Thanks for putting this together. We very much appreciate your efforts. Hopefully, I can answer some of your questions.
The switch –Mmakedll=export_all is actually not supported by PGI which makes this whole setup doubly unsupported! However, I couldn’t find a way to export the required symbols without modifying the mex source code so I lived with it. Maybe I’ll figure out a better way in the future
The “export_all” option will work for many cases but not in all, hence it’s not officially supported. If it works, great, otherwise users need to decorate symbols using “dllexport”.
Figure out the best set of compiler switches to use– it is almost certain that what I’m using now is sub-optimal since I am new to the PGI compiler.

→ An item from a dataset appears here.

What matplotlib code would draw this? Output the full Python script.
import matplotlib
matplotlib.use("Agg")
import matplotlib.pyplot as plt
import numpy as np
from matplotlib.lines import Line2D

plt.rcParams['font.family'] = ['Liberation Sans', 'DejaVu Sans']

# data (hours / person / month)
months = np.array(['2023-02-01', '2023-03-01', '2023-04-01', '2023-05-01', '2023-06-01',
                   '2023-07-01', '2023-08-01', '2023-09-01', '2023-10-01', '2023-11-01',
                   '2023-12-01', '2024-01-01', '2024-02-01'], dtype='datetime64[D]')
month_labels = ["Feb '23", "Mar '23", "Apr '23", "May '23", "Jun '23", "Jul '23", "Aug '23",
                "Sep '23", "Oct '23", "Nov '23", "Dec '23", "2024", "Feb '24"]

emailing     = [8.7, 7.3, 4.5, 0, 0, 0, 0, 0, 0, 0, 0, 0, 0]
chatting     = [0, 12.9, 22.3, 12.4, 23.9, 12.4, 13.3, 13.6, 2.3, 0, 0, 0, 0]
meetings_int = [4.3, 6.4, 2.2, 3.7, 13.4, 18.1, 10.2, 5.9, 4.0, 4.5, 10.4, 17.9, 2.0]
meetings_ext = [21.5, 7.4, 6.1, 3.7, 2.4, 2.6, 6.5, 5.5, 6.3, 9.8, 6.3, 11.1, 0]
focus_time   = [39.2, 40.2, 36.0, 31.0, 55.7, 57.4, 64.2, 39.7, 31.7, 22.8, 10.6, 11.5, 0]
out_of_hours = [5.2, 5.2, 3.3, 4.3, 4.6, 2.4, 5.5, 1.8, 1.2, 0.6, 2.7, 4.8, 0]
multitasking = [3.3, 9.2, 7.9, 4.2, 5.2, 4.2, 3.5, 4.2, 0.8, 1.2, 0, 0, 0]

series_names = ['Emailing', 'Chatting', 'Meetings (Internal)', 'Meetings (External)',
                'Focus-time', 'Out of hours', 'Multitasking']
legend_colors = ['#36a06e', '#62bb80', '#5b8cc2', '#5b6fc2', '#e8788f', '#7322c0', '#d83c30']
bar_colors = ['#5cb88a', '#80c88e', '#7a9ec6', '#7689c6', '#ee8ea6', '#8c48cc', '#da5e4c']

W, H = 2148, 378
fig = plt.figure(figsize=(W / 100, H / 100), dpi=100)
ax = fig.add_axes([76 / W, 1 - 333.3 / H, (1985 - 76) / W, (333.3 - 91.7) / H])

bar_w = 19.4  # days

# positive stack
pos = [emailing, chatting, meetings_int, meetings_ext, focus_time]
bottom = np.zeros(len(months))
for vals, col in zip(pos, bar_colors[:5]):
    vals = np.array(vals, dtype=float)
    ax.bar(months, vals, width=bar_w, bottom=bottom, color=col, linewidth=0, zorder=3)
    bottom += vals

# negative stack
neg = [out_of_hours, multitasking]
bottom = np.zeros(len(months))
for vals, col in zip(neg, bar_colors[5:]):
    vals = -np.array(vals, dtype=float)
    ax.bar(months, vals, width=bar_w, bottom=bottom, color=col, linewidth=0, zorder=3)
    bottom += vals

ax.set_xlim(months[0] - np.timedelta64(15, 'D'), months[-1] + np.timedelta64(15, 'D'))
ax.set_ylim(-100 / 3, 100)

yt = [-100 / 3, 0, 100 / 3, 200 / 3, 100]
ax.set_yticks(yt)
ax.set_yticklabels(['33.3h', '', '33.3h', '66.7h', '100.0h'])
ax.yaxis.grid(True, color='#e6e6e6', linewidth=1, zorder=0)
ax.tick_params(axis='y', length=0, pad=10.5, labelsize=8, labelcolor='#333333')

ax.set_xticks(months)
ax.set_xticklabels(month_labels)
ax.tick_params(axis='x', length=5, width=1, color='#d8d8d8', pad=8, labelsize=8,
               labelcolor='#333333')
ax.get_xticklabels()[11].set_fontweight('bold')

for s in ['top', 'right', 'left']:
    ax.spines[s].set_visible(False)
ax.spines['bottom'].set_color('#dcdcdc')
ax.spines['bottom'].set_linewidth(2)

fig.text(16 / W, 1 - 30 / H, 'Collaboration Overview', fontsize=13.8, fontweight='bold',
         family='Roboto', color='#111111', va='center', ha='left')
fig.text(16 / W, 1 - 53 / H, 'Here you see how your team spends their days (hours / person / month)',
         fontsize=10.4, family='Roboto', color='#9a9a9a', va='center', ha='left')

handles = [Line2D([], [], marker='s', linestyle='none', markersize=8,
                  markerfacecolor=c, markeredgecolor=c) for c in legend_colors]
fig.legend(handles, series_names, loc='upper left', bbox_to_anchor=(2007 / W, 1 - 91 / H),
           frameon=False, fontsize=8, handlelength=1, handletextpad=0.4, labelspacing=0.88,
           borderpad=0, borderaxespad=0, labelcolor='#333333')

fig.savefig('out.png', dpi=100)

We recommend starting with “-fast” since in general gives the best performance. It’s really an aggregate of many flags which are adjusted for the particular target architecture. The command “pgfortran -help -fast” will list flags being used. You can try enabling and disabling each of the flags to see how they effect performance, but given the simplicity of the code, you probably not see much difference with some of them. The exception being auto-vectorization (-Mvect) which I would expect to help (more on this later).
FYI, I was going to suggest using -Msafeptr or the restrict keyword but you figured that one out already!

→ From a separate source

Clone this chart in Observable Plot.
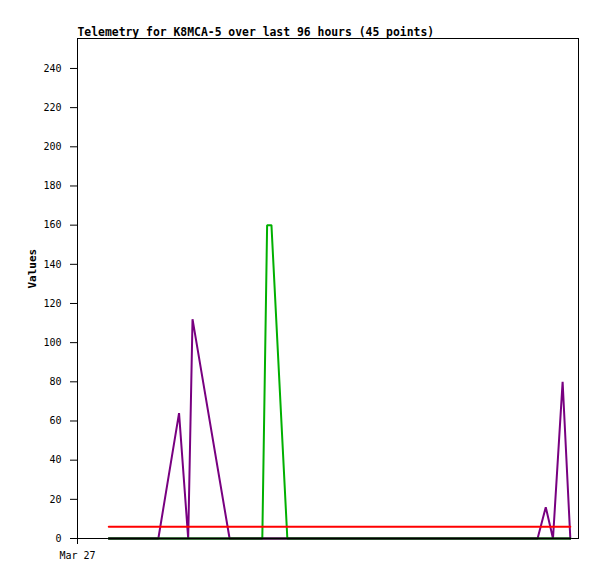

Figure out why the SSE version of this function is slower than the non-SSE version
I’d like you to try adding “-Mvect=simd:128”. By default we use 256 AVX on Sandy-bridge. However, our AVX vector SIN is written in 128 vector mode but used twice. I’m wonder if the slight amount of overhead is getting magnified and causing the slow-down.

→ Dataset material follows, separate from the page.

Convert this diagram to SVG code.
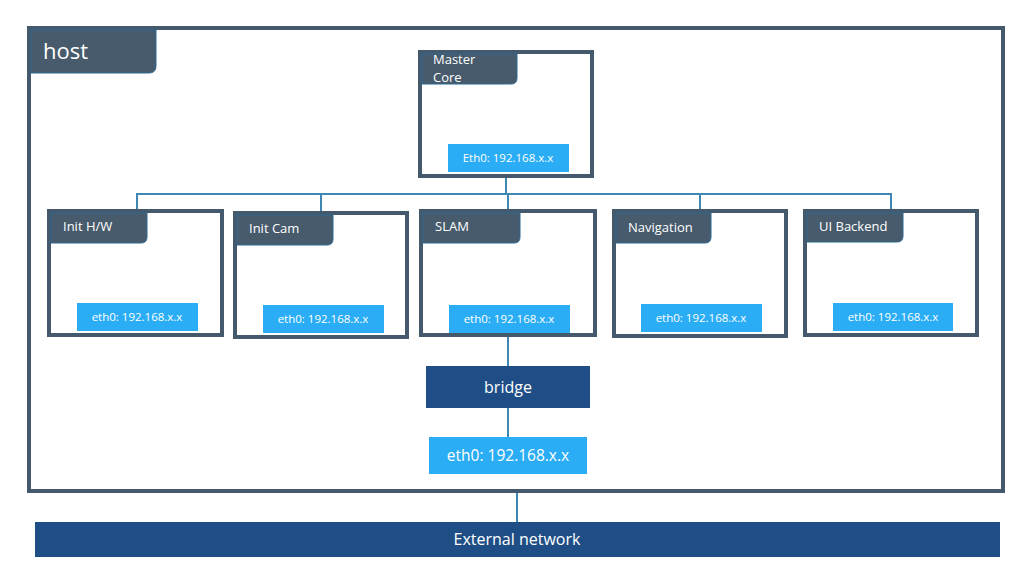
<svg xmlns="http://www.w3.org/2000/svg" width="1027" height="563" viewBox="0 0 1027 563">
<style>
.frame{fill:#fff;stroke:#44596b;stroke-width:4}
.tab{fill:#475b6c;stroke:#2e6a93;stroke-width:1}
.eth{fill:#2aadf5}
.dark{fill:#1f4e86}
.t{font-family:"Open Sans","Liberation Sans",sans-serif;fill:#fff}
.lbl{font-size:13px}
.ip{font-size:11.5px;text-anchor:middle}
.conn{fill:none;stroke:#3f88b6;stroke-width:2}
</style>
<rect width="1027" height="563" fill="#fff"/>
<g id="host">
<rect class="frame" x="29" y="28" width="974" height="463"/>
<path class="tab" d="M31 30H156V66Q156 73 149 73H31Z"/>
<text class="t" x="43" y="59" font-size="22">host</text>
</g>
<g id="connectors">
<path class="conn" d="M506 178V194"/>
<path class="conn" d="M137 209V194H891V209"/>
<path class="conn" d="M321 194V211"/>
<path class="conn" d="M508 194V209"/>
<path class="conn" d="M700 194V209"/>
<path class="conn" d="M508 337V366"/>
<path class="conn" d="M508 408V437"/>
<path class="conn" d="M517 493V522"/>
</g>
<g id="master-core">
<rect class="frame" x="420" y="52" width="172" height="124"/>
<path class="tab" d="M422 54H517V78Q517 84 511 84H422Z"/>
<text class="t lbl" x="433" y="64">Master</text>
<text class="t lbl" x="433" y="82">Core</text>
<rect class="eth" x="448" y="144" width="121" height="28"/>
<text class="t ip" x="508" y="162">Eth0: 192.168.x.x</text>
</g>
<g id="init-hw">
<rect class="frame" x="49" y="211" width="173" height="124"/>
<path class="tab" d="M51 213H147V237Q147 243 141 243H51Z"/>
<text class="t lbl" x="63" y="231">Init H/W</text>
<rect class="eth" x="77" y="303" width="121" height="28"/>
<text class="t ip" x="137" y="321">eth0: 192.168.x.x</text>
</g>
<g id="init-cam">
<rect class="frame" x="235" y="213" width="172" height="124"/>
<path class="tab" d="M237 215H333V239Q333 245 327 245H237Z"/>
<text class="t lbl" x="249" y="233">Init Cam</text>
<rect class="eth" x="263" y="305" width="121" height="28"/>
<text class="t ip" x="323" y="323">eth0: 192.168.x.x</text>
</g>
<g id="slam">
<rect class="frame" x="421" y="211" width="174" height="124"/>
<path class="tab" d="M423 213H520V237Q520 243 514 243H423Z"/>
<text class="t lbl" x="435" y="231">SLAM</text>
<rect class="eth" x="449" y="305" width="121" height="28"/>
<text class="t ip" x="509" y="323">eth0: 192.168.x.x</text>
</g>
<g id="navigation">
<rect class="frame" x="614" y="211" width="172" height="125"/>
<path class="tab" d="M616 213H711V237Q711 243 705 243H616Z"/>
<text class="t lbl" x="628" y="232">Navigation</text>
<rect class="eth" x="641" y="304" width="121" height="28"/>
<text class="t ip" x="701" y="322">eth0: 192.168.x.x</text>
</g>
<g id="ui-backend">
<rect class="frame" x="805" y="211" width="172" height="124"/>
<path class="tab" d="M807 213H903V236Q903 242 897 242H807Z"/>
<text class="t lbl" x="819" y="231">UI Backend</text>
<rect class="eth" x="833" y="303" width="120" height="28"/>
<text class="t ip" x="893" y="321">eth0: 192.168.x.x</text>
</g>
<g id="bridge">
<rect class="dark" x="426" y="366" width="164" height="42"/>
<text class="t" x="508" y="393" font-size="16" text-anchor="middle">bridge</text>
</g>
<g id="host-eth0">
<rect class="eth" x="429" y="437" width="158" height="37"/>
<text class="t" x="508" y="461" font-size="15.5" text-anchor="middle">eth0: 192.168.x.x</text>
</g>
<g id="external-network">
<rect class="dark" x="35" y="522" width="965" height="35"/>
<text class="t" x="517" y="545" font-size="16" text-anchor="middle">External network</text>
</g>
</svg>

If that’s not it, try “-Mvect=noaltcode” to remove the altcode generation which also adds a bit of overhead. Since the large data set will always fall into the vector code, no need to have the extra overhead.
Get OpenMP support working. I tried using the -Mconcur compilation flag which auto-parallelised the loop but it crashed MATLAB when I ran it. This needs investigating
I’m not sure about this one. It’s possible there is some conflicts between the underlying threading. Does using an explicit OpenMP pragma exhibit the have behavior?
Get PGI accelerator support working so I can offload work to the GPU.
This will be interesting. Compute regions should work fine. The difficult part (performance wise) will be if you have small problem sizes or need to share data from call to call. Though, the new OpenACC “present” directive might be able to help here. You’ll be blazing trails!
Figure out how to determine whether or not the compiler is emitting AVX instructions. The documentation suggests that if the compiler is called on a Sandy Bridge machine, and if vectorisation is possible then it will produce AVX instructions but AVX is not mentioned in the output of -Minfo. Nothing changes if you explicity set the target to Sandy Bridge with the compiler switch -tp sandybridge-64.
Sigh, this is because our engineers emit the same message for all vectorization. For a Sandy-bridge we are using AVX even though the message says sse. I blame myself for this one since I should have noticed it long ago. I guess sometimes it takes a new set of eye. I’ll ask this be corrected (TPR#18773)
Note that I’m heading out on vacation for a few weeks, but have let the application engineer who is covering the PGI UF for me of your post. He’ll respond if you have any further questions or issues.